**Stored records:**
>>>>>
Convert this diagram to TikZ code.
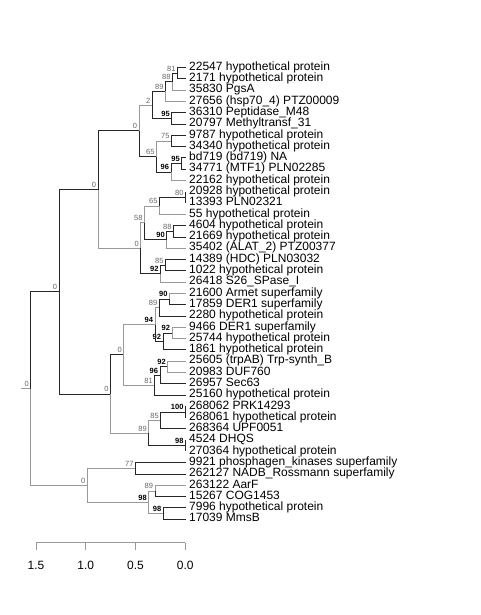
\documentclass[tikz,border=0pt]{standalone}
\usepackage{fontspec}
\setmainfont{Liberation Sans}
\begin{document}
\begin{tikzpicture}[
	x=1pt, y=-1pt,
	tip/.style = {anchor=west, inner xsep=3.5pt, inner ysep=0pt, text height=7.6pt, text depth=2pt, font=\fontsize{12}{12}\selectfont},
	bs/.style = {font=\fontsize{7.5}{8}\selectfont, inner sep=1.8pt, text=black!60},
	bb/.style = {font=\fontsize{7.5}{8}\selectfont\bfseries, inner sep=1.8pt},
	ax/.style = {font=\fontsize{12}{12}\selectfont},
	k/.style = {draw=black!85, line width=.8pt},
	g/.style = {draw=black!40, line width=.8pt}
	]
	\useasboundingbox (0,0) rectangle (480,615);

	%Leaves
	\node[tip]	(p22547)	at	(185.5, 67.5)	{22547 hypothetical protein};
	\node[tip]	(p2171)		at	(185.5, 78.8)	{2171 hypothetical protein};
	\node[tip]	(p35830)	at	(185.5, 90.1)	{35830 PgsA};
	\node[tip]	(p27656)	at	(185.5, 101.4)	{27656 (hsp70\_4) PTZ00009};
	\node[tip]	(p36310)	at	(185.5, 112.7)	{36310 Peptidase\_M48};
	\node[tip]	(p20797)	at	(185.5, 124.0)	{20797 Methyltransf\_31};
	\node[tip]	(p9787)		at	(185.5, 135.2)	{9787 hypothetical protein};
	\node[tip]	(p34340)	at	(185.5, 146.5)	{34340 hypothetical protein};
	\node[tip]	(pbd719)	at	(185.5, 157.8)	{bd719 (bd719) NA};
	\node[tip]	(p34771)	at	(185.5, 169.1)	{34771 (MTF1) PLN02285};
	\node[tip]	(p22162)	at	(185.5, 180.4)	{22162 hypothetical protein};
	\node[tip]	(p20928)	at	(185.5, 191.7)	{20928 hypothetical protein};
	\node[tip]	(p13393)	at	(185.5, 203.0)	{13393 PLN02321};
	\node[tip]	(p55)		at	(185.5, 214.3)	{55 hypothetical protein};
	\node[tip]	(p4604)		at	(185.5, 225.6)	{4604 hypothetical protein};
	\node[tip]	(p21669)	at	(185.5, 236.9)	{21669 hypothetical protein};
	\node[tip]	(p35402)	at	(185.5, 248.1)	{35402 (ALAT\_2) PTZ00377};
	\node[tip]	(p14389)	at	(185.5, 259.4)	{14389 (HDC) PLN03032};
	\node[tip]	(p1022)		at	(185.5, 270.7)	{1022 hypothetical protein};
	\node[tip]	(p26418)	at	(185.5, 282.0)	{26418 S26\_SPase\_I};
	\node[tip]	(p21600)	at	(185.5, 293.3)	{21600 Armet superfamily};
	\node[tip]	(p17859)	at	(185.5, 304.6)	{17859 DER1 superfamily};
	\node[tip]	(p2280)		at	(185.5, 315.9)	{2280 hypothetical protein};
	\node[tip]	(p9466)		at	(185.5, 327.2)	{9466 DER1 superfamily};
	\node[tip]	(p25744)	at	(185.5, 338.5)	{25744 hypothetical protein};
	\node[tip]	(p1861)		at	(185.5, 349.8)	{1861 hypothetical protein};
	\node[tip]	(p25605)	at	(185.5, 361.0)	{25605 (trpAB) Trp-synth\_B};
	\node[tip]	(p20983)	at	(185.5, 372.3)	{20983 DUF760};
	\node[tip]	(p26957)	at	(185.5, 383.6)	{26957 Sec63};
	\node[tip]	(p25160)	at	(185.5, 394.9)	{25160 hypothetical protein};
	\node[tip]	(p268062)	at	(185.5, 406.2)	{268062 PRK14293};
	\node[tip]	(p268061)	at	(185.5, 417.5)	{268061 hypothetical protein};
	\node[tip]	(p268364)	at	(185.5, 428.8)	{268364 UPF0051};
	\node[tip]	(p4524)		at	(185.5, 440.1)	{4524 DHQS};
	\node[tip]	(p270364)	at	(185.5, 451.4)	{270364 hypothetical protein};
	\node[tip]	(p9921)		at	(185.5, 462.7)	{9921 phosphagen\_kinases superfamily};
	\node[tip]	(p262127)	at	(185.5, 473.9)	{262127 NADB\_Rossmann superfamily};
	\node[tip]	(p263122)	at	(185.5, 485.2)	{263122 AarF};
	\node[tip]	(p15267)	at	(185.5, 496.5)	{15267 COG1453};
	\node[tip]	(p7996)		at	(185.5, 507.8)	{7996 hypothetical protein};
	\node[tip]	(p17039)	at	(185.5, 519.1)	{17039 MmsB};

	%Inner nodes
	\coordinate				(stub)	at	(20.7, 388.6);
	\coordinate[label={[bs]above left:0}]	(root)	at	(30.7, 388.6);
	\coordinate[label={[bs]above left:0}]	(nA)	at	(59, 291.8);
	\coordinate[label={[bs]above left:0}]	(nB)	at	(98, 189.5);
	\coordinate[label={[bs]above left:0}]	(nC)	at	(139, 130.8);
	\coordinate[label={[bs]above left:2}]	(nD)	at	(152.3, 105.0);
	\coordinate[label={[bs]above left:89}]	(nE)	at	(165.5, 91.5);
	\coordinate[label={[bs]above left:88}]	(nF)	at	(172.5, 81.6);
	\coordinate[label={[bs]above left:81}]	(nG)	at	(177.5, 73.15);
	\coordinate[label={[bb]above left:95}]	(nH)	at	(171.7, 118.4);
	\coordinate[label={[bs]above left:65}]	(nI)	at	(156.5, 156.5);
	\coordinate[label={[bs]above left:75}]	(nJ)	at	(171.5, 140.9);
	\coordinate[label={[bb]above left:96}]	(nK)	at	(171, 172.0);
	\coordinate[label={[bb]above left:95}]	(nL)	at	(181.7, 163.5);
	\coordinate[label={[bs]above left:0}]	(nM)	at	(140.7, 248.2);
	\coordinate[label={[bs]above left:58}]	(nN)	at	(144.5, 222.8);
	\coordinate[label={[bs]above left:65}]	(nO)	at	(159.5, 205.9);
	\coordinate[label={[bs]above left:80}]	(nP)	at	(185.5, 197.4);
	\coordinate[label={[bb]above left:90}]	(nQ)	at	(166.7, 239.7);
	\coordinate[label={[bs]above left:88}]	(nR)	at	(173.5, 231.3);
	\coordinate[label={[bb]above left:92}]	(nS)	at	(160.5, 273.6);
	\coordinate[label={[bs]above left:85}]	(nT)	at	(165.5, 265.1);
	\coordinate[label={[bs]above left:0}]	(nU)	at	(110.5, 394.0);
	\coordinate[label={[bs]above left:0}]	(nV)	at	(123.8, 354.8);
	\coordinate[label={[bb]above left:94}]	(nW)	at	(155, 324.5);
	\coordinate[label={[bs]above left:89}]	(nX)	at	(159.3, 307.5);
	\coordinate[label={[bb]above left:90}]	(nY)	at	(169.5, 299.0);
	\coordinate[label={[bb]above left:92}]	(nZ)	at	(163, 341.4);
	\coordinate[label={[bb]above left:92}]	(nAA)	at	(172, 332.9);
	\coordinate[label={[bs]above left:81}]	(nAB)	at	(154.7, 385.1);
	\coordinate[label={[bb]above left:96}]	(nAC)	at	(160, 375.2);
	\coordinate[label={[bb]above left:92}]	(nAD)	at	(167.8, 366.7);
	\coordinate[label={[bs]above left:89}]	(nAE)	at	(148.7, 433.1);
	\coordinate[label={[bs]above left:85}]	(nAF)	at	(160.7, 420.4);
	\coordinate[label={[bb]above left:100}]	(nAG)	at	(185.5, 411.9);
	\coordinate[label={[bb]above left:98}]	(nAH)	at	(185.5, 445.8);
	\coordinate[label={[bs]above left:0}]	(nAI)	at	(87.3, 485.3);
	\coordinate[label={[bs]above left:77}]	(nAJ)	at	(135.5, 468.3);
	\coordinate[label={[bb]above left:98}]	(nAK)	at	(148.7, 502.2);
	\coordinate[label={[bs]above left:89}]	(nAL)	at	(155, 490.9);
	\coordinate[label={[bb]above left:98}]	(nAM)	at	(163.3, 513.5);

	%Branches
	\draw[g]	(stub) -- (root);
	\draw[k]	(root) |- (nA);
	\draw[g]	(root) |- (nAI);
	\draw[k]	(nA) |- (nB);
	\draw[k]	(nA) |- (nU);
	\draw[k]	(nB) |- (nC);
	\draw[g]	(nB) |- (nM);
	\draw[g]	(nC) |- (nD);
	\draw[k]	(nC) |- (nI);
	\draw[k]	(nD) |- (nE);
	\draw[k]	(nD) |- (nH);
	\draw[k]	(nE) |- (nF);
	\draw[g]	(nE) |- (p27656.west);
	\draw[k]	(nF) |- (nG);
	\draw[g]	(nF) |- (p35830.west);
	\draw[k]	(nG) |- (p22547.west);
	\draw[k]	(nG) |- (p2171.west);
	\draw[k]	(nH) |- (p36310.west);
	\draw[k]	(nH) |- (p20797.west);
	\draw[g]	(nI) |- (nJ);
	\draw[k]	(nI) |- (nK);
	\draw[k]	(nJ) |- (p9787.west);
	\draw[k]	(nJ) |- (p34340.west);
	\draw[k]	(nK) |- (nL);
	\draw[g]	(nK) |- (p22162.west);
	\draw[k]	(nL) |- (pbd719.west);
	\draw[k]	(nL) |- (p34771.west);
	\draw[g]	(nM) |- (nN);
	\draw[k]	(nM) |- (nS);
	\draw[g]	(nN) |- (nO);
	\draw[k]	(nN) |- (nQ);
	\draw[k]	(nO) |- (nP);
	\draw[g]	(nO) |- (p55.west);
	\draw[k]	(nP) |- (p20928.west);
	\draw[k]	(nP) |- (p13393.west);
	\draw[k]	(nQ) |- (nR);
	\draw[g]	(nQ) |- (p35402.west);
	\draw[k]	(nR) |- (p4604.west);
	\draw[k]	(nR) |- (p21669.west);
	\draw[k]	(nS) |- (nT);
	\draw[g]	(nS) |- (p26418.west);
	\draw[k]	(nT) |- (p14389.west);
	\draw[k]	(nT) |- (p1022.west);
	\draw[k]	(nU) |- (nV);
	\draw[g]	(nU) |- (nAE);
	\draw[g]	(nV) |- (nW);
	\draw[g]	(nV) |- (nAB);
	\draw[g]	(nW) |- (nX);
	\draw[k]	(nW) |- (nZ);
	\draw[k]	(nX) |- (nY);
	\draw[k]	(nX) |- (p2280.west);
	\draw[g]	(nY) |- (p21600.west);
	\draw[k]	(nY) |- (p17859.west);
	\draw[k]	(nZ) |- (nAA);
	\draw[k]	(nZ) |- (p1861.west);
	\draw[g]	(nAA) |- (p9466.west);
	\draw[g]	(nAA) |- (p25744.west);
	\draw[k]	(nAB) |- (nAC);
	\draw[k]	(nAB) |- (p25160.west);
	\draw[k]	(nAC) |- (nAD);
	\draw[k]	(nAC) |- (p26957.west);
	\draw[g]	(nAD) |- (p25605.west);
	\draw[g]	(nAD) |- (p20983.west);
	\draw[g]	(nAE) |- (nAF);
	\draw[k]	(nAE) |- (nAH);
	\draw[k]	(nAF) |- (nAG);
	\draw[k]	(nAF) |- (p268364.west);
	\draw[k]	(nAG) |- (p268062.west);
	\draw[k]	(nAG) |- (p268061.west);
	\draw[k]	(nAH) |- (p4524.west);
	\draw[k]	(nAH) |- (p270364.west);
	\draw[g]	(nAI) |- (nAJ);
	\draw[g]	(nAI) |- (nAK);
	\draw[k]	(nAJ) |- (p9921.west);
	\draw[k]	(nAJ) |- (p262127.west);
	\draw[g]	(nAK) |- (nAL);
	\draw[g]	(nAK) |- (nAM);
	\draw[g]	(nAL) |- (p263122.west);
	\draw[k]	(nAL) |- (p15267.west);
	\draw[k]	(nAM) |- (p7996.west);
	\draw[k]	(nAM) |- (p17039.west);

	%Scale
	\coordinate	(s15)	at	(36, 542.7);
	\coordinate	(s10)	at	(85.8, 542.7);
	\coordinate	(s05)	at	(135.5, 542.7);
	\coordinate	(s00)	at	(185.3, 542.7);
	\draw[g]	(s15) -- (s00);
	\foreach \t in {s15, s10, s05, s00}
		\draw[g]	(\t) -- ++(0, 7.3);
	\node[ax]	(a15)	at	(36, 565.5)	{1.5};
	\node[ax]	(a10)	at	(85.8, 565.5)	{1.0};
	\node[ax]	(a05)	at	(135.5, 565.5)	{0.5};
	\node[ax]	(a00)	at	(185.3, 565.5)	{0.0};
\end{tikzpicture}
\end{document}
<<<<<
>>>>>
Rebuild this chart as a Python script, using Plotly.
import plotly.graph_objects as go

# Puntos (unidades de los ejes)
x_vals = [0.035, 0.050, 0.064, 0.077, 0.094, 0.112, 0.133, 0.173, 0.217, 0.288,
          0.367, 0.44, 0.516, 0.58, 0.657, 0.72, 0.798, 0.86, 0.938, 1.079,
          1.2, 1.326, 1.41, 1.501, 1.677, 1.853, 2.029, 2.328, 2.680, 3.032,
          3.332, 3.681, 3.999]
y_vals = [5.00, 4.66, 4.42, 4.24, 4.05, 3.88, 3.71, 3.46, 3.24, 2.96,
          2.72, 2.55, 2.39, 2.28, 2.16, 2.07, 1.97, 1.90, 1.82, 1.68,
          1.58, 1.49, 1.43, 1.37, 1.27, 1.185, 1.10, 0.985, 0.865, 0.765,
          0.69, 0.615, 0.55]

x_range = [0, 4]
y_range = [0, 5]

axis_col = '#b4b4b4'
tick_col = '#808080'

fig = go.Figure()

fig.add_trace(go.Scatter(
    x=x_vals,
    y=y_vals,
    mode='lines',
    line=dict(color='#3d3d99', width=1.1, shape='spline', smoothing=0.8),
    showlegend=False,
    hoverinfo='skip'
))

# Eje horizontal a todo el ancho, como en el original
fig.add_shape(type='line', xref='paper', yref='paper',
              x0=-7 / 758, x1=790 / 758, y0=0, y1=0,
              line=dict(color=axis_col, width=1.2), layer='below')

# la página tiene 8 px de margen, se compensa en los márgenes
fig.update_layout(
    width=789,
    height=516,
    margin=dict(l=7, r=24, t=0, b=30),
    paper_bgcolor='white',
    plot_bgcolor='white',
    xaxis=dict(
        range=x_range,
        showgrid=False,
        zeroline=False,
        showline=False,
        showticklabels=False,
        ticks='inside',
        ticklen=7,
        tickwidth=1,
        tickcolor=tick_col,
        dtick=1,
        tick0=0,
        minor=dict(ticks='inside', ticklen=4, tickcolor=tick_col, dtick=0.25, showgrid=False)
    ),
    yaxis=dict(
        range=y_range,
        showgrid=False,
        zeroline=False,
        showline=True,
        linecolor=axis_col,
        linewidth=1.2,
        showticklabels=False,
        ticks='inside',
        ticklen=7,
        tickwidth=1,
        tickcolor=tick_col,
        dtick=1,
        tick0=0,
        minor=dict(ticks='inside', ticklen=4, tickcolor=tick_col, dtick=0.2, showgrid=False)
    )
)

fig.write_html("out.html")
<<<<<
Give again only the lines from the one bearing "Rebuild this chart" through the one bearing "import plotly.graph_objects as go", exactly as they stand.

Rebuild this chart as a Python script, using Plotly.
import plotly.graph_objects as go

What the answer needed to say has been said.